### What needs to be done
Search the material for the string "this", then return every line where it is found.

Entries from a dataset
# # #

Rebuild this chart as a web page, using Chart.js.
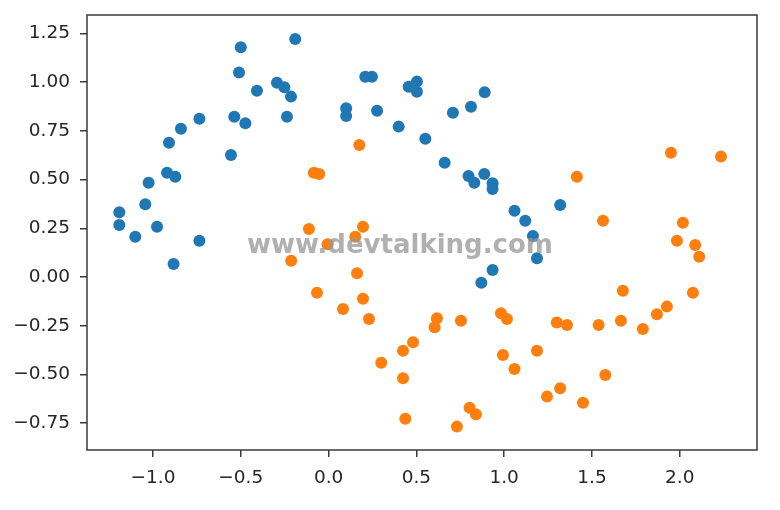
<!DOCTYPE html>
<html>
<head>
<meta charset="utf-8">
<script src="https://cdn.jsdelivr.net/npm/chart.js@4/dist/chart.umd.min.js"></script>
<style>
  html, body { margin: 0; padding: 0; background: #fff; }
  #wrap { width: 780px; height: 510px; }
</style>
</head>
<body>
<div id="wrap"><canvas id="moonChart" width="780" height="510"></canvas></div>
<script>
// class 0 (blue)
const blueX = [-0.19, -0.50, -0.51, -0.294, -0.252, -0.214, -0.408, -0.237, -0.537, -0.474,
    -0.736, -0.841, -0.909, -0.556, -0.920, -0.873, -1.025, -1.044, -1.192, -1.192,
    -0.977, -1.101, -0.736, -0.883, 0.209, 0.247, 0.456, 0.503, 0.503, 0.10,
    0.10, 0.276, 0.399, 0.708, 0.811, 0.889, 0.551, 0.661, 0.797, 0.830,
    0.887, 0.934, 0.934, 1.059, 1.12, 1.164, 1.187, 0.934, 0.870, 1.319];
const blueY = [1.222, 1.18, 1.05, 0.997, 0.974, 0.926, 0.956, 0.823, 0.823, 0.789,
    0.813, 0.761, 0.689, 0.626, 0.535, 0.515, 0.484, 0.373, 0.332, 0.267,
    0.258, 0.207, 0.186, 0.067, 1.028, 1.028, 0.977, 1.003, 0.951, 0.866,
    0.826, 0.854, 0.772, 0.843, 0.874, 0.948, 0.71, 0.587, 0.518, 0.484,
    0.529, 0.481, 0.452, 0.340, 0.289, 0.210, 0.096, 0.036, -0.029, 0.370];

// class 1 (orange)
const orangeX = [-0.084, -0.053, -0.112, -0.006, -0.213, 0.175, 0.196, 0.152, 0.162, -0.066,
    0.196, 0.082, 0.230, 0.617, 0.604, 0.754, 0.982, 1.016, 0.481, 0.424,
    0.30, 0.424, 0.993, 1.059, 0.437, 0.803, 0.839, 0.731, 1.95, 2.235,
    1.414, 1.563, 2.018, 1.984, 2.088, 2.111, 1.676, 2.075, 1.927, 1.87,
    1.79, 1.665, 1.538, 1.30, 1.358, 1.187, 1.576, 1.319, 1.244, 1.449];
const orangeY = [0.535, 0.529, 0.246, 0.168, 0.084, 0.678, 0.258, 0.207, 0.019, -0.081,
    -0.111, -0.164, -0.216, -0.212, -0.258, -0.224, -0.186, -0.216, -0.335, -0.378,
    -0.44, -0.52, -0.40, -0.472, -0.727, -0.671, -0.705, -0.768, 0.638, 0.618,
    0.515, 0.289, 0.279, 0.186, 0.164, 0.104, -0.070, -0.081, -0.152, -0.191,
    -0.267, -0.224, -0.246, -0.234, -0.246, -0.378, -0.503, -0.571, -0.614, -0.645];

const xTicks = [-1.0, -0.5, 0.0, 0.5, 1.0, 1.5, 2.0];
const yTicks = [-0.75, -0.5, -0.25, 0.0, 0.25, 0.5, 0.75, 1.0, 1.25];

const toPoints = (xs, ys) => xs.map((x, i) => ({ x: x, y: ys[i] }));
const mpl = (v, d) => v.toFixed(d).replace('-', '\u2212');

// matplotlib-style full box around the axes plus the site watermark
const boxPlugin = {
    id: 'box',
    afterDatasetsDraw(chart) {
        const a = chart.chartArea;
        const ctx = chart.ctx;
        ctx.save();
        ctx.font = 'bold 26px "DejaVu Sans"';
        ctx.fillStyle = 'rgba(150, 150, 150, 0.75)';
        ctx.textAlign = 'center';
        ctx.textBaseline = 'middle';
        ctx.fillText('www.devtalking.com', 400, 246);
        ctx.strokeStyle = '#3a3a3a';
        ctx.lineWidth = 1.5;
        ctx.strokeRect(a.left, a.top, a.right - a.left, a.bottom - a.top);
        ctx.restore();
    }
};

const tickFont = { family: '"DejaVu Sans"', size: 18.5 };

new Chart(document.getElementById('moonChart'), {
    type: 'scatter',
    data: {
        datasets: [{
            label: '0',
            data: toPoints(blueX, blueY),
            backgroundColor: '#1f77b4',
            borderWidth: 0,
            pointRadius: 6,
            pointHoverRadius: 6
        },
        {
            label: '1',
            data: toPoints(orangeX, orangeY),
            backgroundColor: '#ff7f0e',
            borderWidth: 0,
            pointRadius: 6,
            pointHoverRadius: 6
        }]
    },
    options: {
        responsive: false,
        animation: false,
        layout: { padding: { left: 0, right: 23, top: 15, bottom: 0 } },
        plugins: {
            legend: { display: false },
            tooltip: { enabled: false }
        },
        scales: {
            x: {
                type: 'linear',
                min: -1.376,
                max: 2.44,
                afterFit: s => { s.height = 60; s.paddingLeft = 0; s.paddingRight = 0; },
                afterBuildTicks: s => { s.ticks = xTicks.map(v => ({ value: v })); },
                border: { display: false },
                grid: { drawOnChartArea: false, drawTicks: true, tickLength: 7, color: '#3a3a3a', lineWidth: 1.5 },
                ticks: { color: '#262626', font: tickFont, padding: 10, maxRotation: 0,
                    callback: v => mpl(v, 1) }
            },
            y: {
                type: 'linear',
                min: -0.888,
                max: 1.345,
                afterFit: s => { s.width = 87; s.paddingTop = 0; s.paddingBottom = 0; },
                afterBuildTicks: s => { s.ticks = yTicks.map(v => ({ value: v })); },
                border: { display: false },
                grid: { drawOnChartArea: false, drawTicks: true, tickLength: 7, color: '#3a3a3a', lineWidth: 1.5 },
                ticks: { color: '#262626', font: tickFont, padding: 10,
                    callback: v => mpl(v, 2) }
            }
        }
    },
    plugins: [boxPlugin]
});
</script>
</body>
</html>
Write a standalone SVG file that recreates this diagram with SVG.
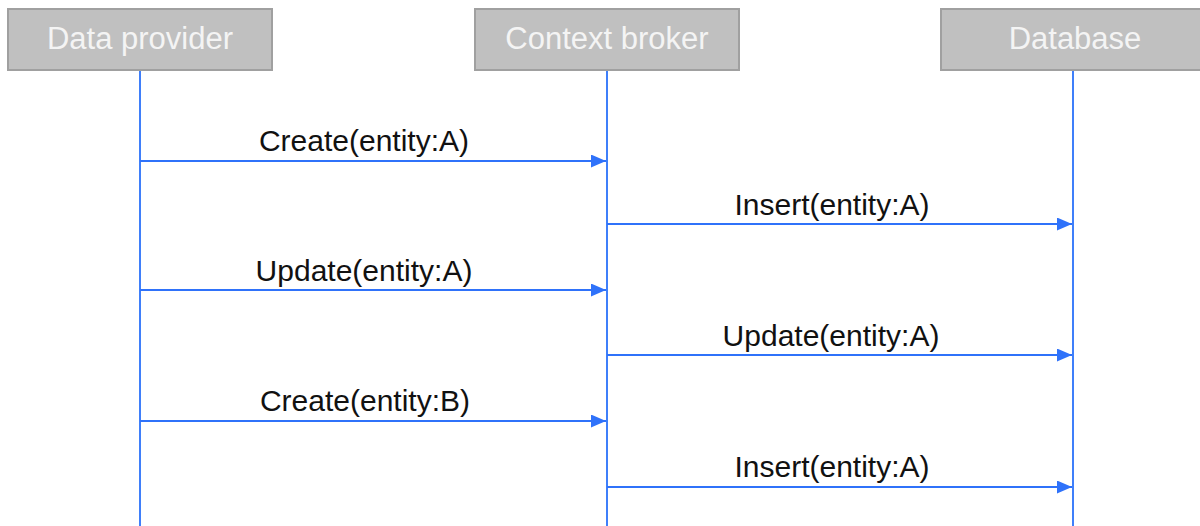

# # #

### Task result
Rebuild this chart as a web page, using Chart.js.
Write a standalone SVG file that recreates this diagram with SVG.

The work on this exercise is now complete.